What I don’t think is okay is the subtle pressure that masquerades as “rooting” for them, especially when you know very little. And we see a lot of this. Mention one date, and someone’s already planning your wedding with a human you barely even know yourself. Write about your new relationship, and your DMs fill up with people asking for relationship advice, as if two people figuring things out together are suddenly qualified to hand out a handbook. (I read about exactly this recently, and the person being asked had to gently admit she didn’t have much to share. Because how could she? They were still figuring it out themselves.)
I think it’s because of these subtle pressures that some keep their relationship private. The pressure about timelines, projected-perfection and whatever else. And to be fair, it’s not entirely anyone’s fault. Anyone who shares something on social media should expect some attention. That’s the nature of sharing.
But when people do share, let’s resist being too in their faces about it. Yes, some of them are also too in our faces: stepping on our necks, and everything—but let’s not be like them 😂. No aura for aura. Let’s allow them figure out the next chapter without feeling like they need to conform to a script the shippers (read: audience) have already written.
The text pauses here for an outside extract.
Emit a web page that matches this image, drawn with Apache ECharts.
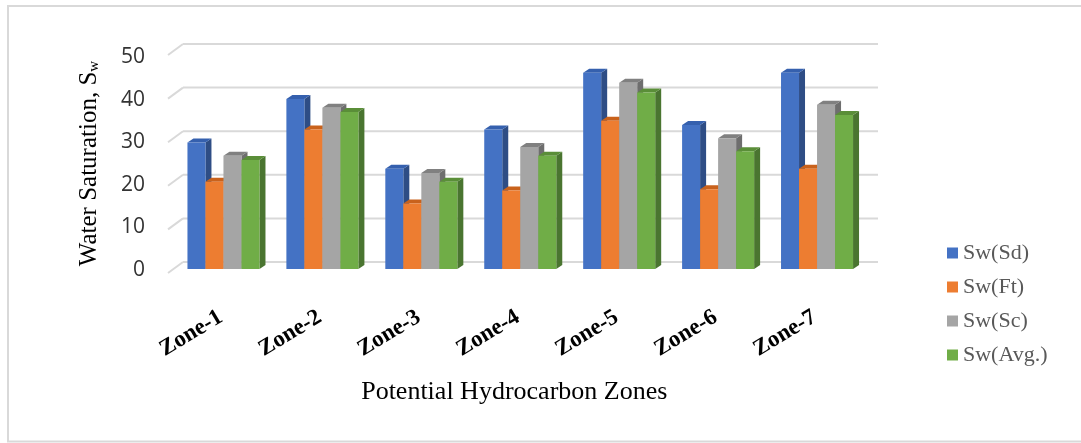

After all, every good love story deserves the chance to unfold on its own terms. Even when we’re watching a romcom and can already swear two people will end up together, there are always what I like to call the “inevitable in-betweens.” The seasons they have to go through, and grow through, together. And you, the one following the story, have to let it write itself.
The same should go for the love we see blooming around us. We’re witnesses to these stories, not co-authors, whether we’re close to them or watching from afar.
Thank you for reading!
Yours in Quality Time, Adébọ́lá. 🦋



Love will always need the space and grace to unveil itself eventually, and in due time. Pressure should always be ignored. Privacy is king!